True, it seems to me not significantly more rp than eating a cookie Dave gave me in real life in return for my figure giving his a magic item in the game.

However, I don't privilege my preference as some kind of moral value I have a duty to try
to coerce people who don't share it into embracing. Let them play however they find fun, that's my view.

The other side is on a high horse that looks to me more like just thespian acting than like the kind of role-playing that really distinguishes an RPG from another kind of game (say, Hungry Hungry Hippos) with superfluous banter added.

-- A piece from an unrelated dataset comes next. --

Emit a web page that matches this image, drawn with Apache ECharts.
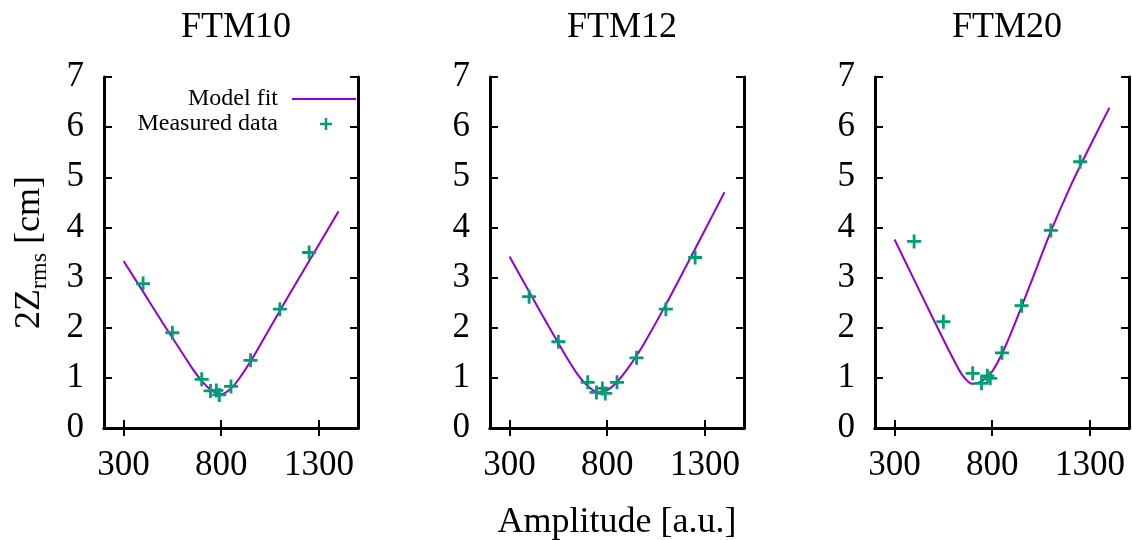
<!DOCTYPE html>
<html>
<head>
<meta charset="UTF-8">
<title>2Zrms vs Amplitude</title>
<script type="text/javascript" src="https://cdn.jsdelivr.net/npm/echarts@6/dist/echarts.min.js"></script>
<style>
html,body{margin:0;padding:0;background:#fff;}
#main{width:1132px;height:540px;}
</style>
</head>
<body>
<div id="main"></div>
<script type="text/javascript">
// panel names
var panelNames = ['FTM10', 'FTM12', 'FTM20'];
// measured points (amplitude, 2Zrms)
var measAmp   = [400, 550, 700, 745, 775, 790, 850, 950, 1100, 1250];
var measFTM10 = [2.88, 1.90, 0.97, 0.74, 0.75, 0.66, 0.83, 1.35, 2.37, 3.50];
var measFTM12 = [2.62, 1.72, 0.91, 0.71, 0.79, 0.69, 0.91, 1.40, 2.37, 3.40];
var measFTM20 = [3.72, 2.12, 1.09, 0.89, 1.04, 0.99, 1.50, 2.44, 3.94, 5.31];
// model fit curves
var fitAmp   = [300, 400, 500, 600, 650, 700, 750, 800, 850, 900, 950, 1000, 1100, 1200, 1300, 1400];
var fitFTM10 = [3.33, 2.72, 2.10, 1.50, 1.20, 0.94, 0.75, 0.68, 0.79, 1.03, 1.33, 1.66, 2.34, 3.00, 3.66, 4.32];
var fitFTM12 = [3.42, 2.72, 2.03, 1.36, 1.06, 0.84, 0.72, 0.75, 0.92, 1.16, 1.44, 1.76, 2.46, 3.20, 3.95, 4.70];
var fitFTM20 = [3.76, 2.96, 2.16, 1.38, 1.04, 0.88, 0.94, 1.13, 1.48, 1.93, 2.42, 2.92, 3.92, 4.82, 5.62, 6.39];
// axis ticks
var xTicks = [300, 800, 1300];

var measList = [measFTM10, measFTM12, measFTM20];
var fitList = [fitFTM10, fitFTM12, fitFTM20];

var FONT = 'Liberation Serif';
var gridLeft = [104, 490, 875];
var gridTop = 77, gridW = 254, gridH = 351;
// plus marker, and same marker padded to legend sample width
var plusPath = 'path://M4.8,0 H7.2 V4.8 H12 V7.2 H7.2 V12 H4.8 V7.2 H0 V4.8 H4.8 Z';
var plusLegend = 'path://M0,0 L0.01,0 L0,0.01 Z M32.8,0 H35.2 V4.8 H40 V7.2 H35.2 V12 H32.8 V7.2 H28 V4.8 H32.8 Z M64,12 L63.99,12 L64,11.99 Z';

var chart = echarts.init(document.getElementById('main'));

var grids = [], xAxes = [], yAxes = [], series = [], titles = [];
var frame = {show: true, lineStyle: {color: '#000', width: 3}};
var tick = {show: true, inside: true, length: 8, lineStyle: {color: '#000', width: 2}};

for (var i = 0; i < 3; i++) {
  grids.push({left: gridLeft[i], top: gridTop, width: gridW, height: gridH, outerBoundsMode: 'none', containLabel: false});
  titles.push({
    text: panelNames[i], left: gridLeft[i] + gridW / 2, top: 5, textAlign: 'center',
    textStyle: {fontFamily: FONT, fontSize: 36, fontWeight: 'normal', color: '#000'}
  });
}
// bottom x axes
for (var i = 0; i < 3; i++) {
  xAxes.push({
    type: 'value', gridIndex: i, min: 200, max: 1500, position: 'bottom',
    axisLine: frame, splitLine: {show: false},
    axisTick: {show: true, inside: true, length: 8, lineStyle: {color: '#000', width: 2}, customValues: xTicks},
    axisLabel: {
      customValues: xTicks, fontFamily: FONT, fontSize: 35, color: '#000', margin: 20,
      formatter: function (v) { return String(v); }
    },
    name: i == 1 ? 'Amplitude [a.u.]' : '', nameLocation: 'middle', nameGap: 77,
    nameTextStyle: {fontFamily: FONT, fontSize: 36, color: '#000'}
  });
}
// top x axes (border)
for (var i = 0; i < 3; i++) {
  xAxes.push({
    type: 'value', gridIndex: i, min: 200, max: 1500, position: 'top',
    axisLine: frame, splitLine: {show: false},
    axisTick: {show: true, inside: true, length: 8, lineStyle: {color: '#000', width: 2}, customValues: xTicks},
    axisLabel: {show: false}
  });
}
// left y axes
for (var i = 0; i < 3; i++) {
  yAxes.push({
    type: 'value', gridIndex: i, min: 0, max: 7, interval: 1, position: 'left',
    axisLine: frame, axisTick: tick, splitLine: {show: false},
    axisLabel: {fontFamily: FONT, fontSize: 35, color: '#000', margin: 20},
    name: i == 0 ? '{a|2Z}{s|rms}{a| [cm]}' : '', nameLocation: 'middle', nameRotate: 90, nameGap: 52,
    nameTextStyle: {
      fontFamily: FONT, fontSize: 36, color: '#000',
      rich: {
        a: {fontFamily: FONT, fontSize: 36, lineHeight: 44, color: '#000'},
        s: {fontFamily: FONT, fontSize: 24, lineHeight: 24, verticalAlign: 'bottom', color: '#000'}
      }
    }
  });
}
// right y axes (border)
for (var i = 0; i < 3; i++) {
  yAxes.push({
    type: 'value', gridIndex: i, min: 0, max: 7, interval: 1, position: 'right',
    axisLine: frame, axisTick: tick, splitLine: {show: false}, axisLabel: {show: false}
  });
}

for (var i = 0; i < 3; i++) {
  var fit = fitList[i], meas = measList[i];
  series.push({
    name: 'Model fit', type: 'line', xAxisIndex: i, yAxisIndex: i,
    data: fitAmp.map(function (x, k) { return [x, fit[k]]; }),
    smooth: 0.3, showSymbol: false, silent: true, z: 3,
    lineStyle: {color: '#9400d3', width: 2}, itemStyle: {color: '#9400d3'}
  });
  series.push({
    name: 'Measured data', type: 'scatter', xAxisIndex: i, yAxisIndex: i,
    data: measAmp.map(function (x, k) { return [x, meas[k]]; }),
    symbol: plusPath, symbolSize: 14, silent: true, z: 4,
    itemStyle: {color: '#009e73', opacity: 1}
  });
}

chart.setOption({
  animation: false,
  backgroundColor: '#fff',
  title: titles,
  legend: [
    {
      data: ['Model fit'], right: 776, top: 87, padding: 0, align: 'right', selectedMode: false,
      icon: 'rect', itemWidth: 64, itemHeight: 2,
      textStyle: {fontFamily: FONT, fontSize: 24, color: '#000', padding: [0, 9, 0, 0]}
    },
    {
      data: ['Measured data'], right: 776, top: 112, padding: 0, align: 'right', selectedMode: false,
      icon: plusLegend, itemWidth: 64, itemHeight: 12,
      textStyle: {fontFamily: FONT, fontSize: 24, color: '#000', padding: [0, 9, 0, 0]}
    }
  ],
  grid: grids,
  xAxis: xAxes,
  yAxis: yAxes,
  series: series
});
</script>
</body>
</html>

Again, it's fine if that's what they want to  play. But their condescending attitude toward the whole hobby that existed before they came along? That horse was flogged to death years before the Forge zombified it.
And we are here as on a darkling plain  ~ Swept with confused alarms of struggle and flight, ~ Where ignorant armies clash by night.

Beagle

Quote from: Phillip;767756Before considering the ass-backwardness of the plan, what strikes me as silly in the first place is the self-righteous hubris of the crusaders who feel a vocation to push people to role-play the "right" way (other than which, they call not role-playing at all).

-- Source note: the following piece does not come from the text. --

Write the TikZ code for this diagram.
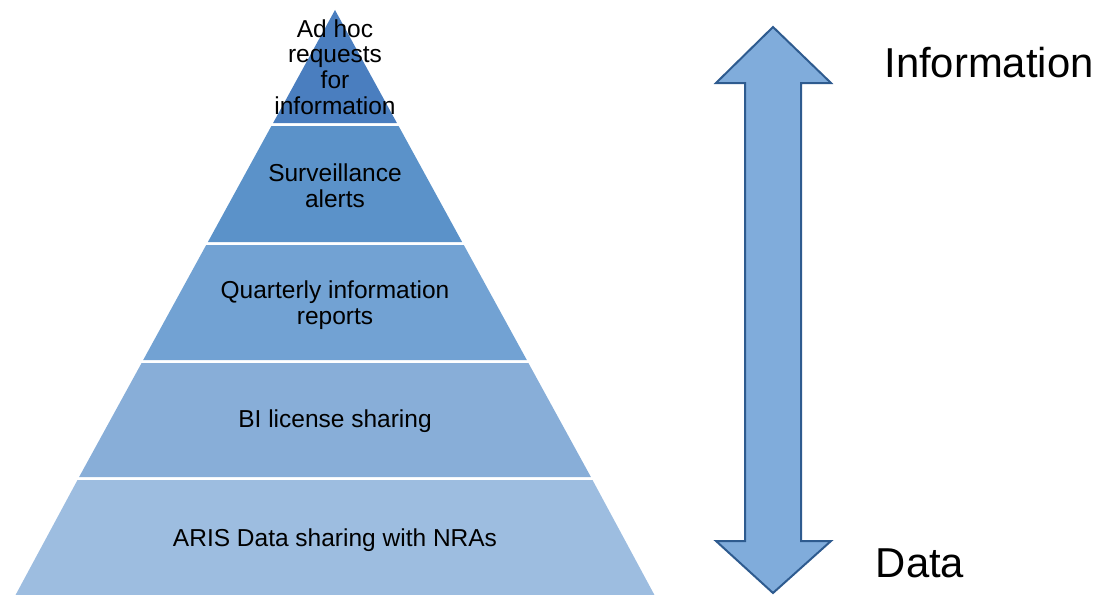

Even if you affect to spell your name with a bullet in the middle, this is not art and players are not hirelings on your set. It's a game for fun -- everyone's fun, not just a self-proclaimed elite.

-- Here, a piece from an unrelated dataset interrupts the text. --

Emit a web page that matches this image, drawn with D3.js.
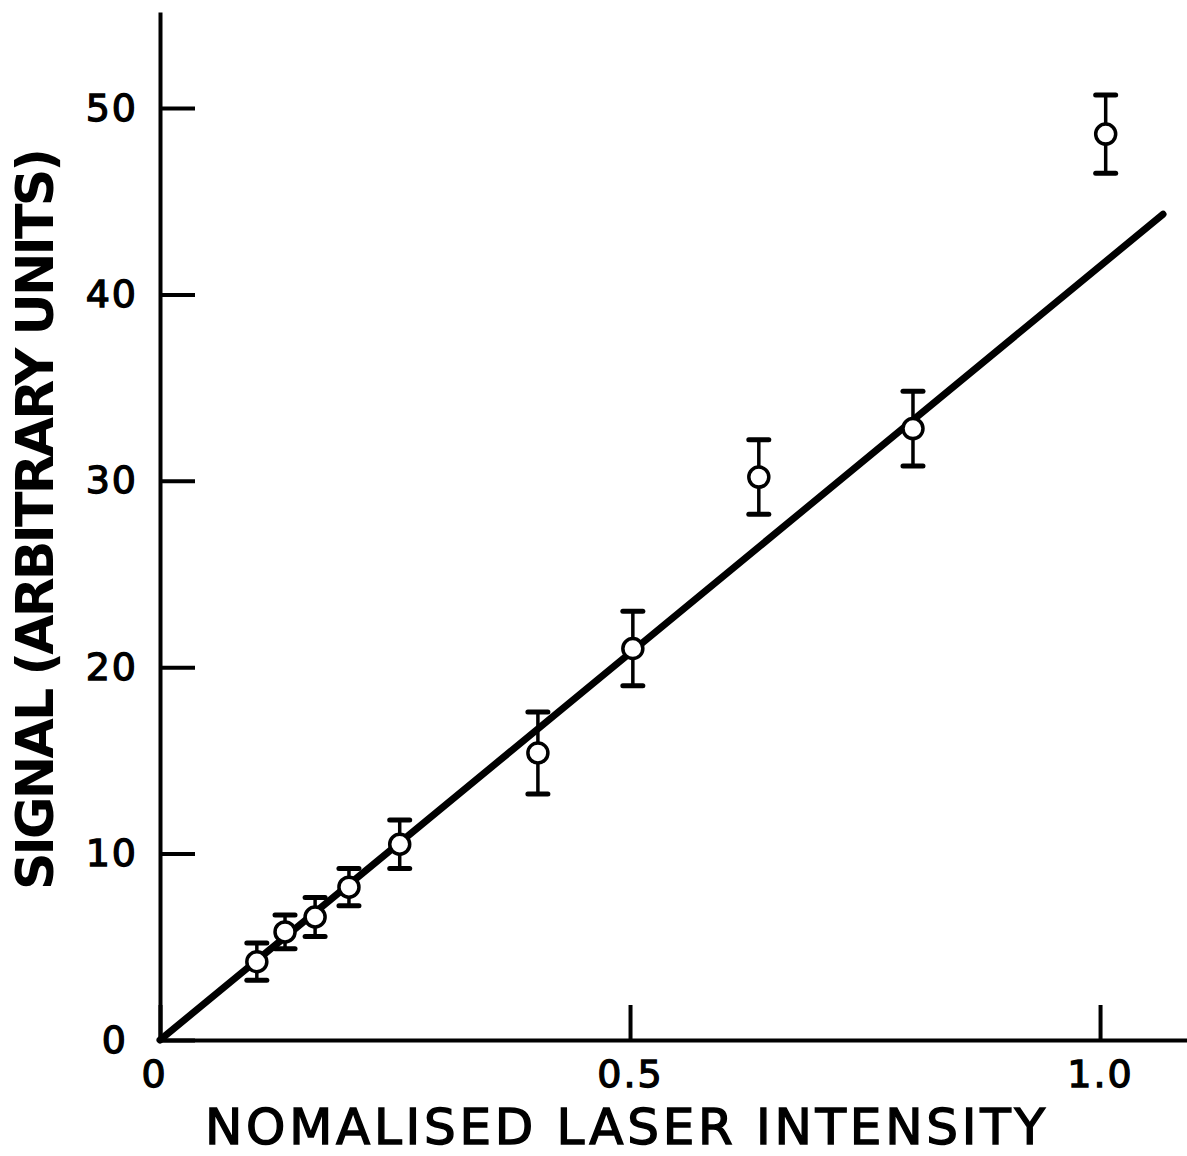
<!DOCTYPE html>
<html>
<head>
<meta charset="utf-8">
<script src="https://cdn.jsdelivr.net/npm/d3@7"></script>
<style>
  body { margin: 0; background: #fff; }
</style>
</head>
<body>
<div id="chart"></div>
<script>
// values
const intensity = [0.103, 0.133, 0.165, 0.201, 0.255, 0.402, 0.503, 0.637, 0.801, 1.006];
const signal = [4.2, 5.8, 6.6, 8.2, 10.5, 15.4, 21.0, 30.2, 32.8, 48.6];
const signalErr = [1.0, 0.9, 1.05, 1.0, 1.3, 2.2, 2.0, 2.0, 2.0, 2.1];

// straight fit line through origin
const fitX = [0, 1.067];
const fitY = [0, 44.3];

const xTicks = [0, 0.5, 1.0];
const xTickLabels = ["0", "0.5", "1.0"];
const yTicks = [0, 10, 20, 30, 40, 50];

const W = 1187, H = 1156;

const svg = d3.select("#chart")
  .append("svg")
  .attr("width", W)
  .attr("height", H);

const x = d3.scaleLinear().domain([0, 1.0925]).range([160, 1187]);
const y = d3.scaleLinear().domain([0, 55.15]).range([1040, 12]);

const font = "'DejaVu Sans', sans-serif";

// x axis, ticks pointing up into the plot
const xAxis = svg.append("g")
  .attr("transform", `translate(0,${y(0)})`)
  .call(d3.axisBottom(x)
    .tickValues(xTicks)
    .tickFormat((d, i) => xTickLabels[i])
    .tickSizeInner(-35)
    .tickSizeOuter(0)
    .tickPadding(20));

// y axis, ticks pointing right into the plot
const yAxis = svg.append("g")
  .attr("transform", `translate(${x(0)},0)`)
  .call(d3.axisLeft(y)
    .tickValues(yTicks)
    .tickSizeInner(-35)
    .tickSizeOuter(0)
    .tickPadding(22));

[xAxis, yAxis].forEach(ax => {
  ax.select(".domain").attr("stroke", "#000").attr("stroke-width", 4);
  ax.selectAll(".tick line").attr("stroke", "#000").attr("stroke-width", 4);
  ax.selectAll(".tick text")
    .attr("fill", "#000")
    .attr("stroke", "#000")
    .attr("stroke-width", 1.3)
    .style("font-family", font)
    .style("font-size", "38px")
    .attr("letter-spacing", "2px");
});
// the zeros sit a little off the corner
xAxis.selectAll(".tick text").filter(d => d === 0).attr("dx", "-6");
yAxis.selectAll(".tick text").filter(d => d === 0).attr("dx", "-10");

// fitted line
const line = d3.line().x(d => x(d[0])).y(d => y(d[1]));
svg.append("path")
  .datum(fitX.map((v, i) => [v, fitY[i]]))
  .attr("d", line)
  .attr("fill", "none")
  .attr("stroke", "#000")
  .attr("stroke-width", 7)
  .attr("stroke-linecap", "round");

// error bars + points
const pts = intensity.map((v, i) => ({ x: v, y: signal[i], e: signalErr[i] }));

const g = svg.append("g").selectAll("g")
  .data(pts)
  .join("g");

g.append("line")
  .attr("x1", d => x(d.x)).attr("x2", d => x(d.x))
  .attr("y1", d => y(d.y + d.e)).attr("y2", d => y(d.y - d.e))
  .attr("stroke", "#000").attr("stroke-width", 3.5);

g.selectAll("line.cap")
  .data(d => [[d.x, d.y + d.e], [d.x, d.y - d.e]])
  .join("line")
  .attr("class", "cap")
  .attr("x1", d => x(d[0]) - 10).attr("x2", d => x(d[0]) + 10)
  .attr("y1", d => y(d[1])).attr("y2", d => y(d[1]))
  .attr("stroke", "#000").attr("stroke-width", 5)
  .attr("stroke-linecap", "round");

g.append("circle")
  .attr("cx", d => x(d.x))
  .attr("cy", d => y(d.y))
  .attr("r", 10)
  .attr("fill", "#fff")
  .attr("stroke", "#000")
  .attr("stroke-width", 3.5);

// axis titles
svg.append("text")
  .attr("x", 205)
  .attr("y", 1144)
  .attr("textLength", 840)
  .attr("lengthAdjust", "spacing")
  .style("font-family", font)
  .style("font-size", "50px")
  .attr("stroke", "#000")
  .attr("stroke-width", 1.4)
  .text("NOMALISED LASER INTENSITY");

svg.append("text")
  .attr("transform", "translate(53,890) rotate(-90)")
  .attr("textLength", 742)
  .attr("lengthAdjust", "spacing")
  .style("font-family", font)
  .style("font-size", "52px")
  .style("font-weight", "bold")
  .text("SIGNAL (ARBITRARY UNITS)");
</script>
</body>
</html>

Okay, first of all, of course it's art. Roleplaying games effectively are a form of literature, crossbred with all kinds of games, social interaction and what not. That just doesn't mean it is something special, quite the contrary. Kindergarten kids who draw their parents as heads with arms and legs produce art; bored students who doodle on their work sheets produce art; a bunch of overweight guys sitting around in a room and pretend they're pirates is art. There is just nothing special about it. Something being art or not says absolutely nothing about the objective or subjective value of an activity. We are engaged in roleplaying games because we enjoy them. That is not better or worse to draw similar enjoyment from drawing churches, writing poems or knitting scarfs.
If an activity provides little to no practical purpose beyond offering enjoyment and some sort of pleasing aesthetics (which roleplaying certainly does), it qualifies as an artform. That is, however, by no means any justification of pretentious snobbery; you don't need to be a recognized connaisseur after all to enjoy this kind of activity.

Second, (and that is my personal pretentious snobbery speaking), it is outright impossible to run a game as a gamemaster without providing some sort of direction. There is a truism in pedagogics that "You cannot not educate". As a gamemaster it is your responsibility to grant some sort of feedback to your players, be it good or bad; naturally, actions that lead to a positive outcome will be more popular and will probably be repeated; actions that fail to succeed in the expected way are likely to become less common; that is essentially basic operant conditioning, and it works. Once one of your players had his character ran into a trap because they weren't looking, they will start looking for traps; once you have established that torturing prisoners will provide your players with additional useful information, the characters will lose inhibitions against torture. This is a part of the gamemaster responsibility package - as long as you act as some sort of interpreter of possible outcomes, you shape the expectations and potential actions of your players.
So. granting some sort of benefit for something you as a GM  considers to be contributing to the game, clever or just plain entertaining, that's not some of paradigm shift; it's just more of the same, perhaps a bit more in the open.  Is it meta-gamey? Sure. It is also a bit like giving someone a cookie for having great sex, because in the end contributing to something you are at least half-way enthusiastic about really should be its own reward, but that is not how it works most of the time. It might be surprising, but people like rewards and basking in the admiration of their peers.
So, in the end, who gets hurt by a mechanic like this?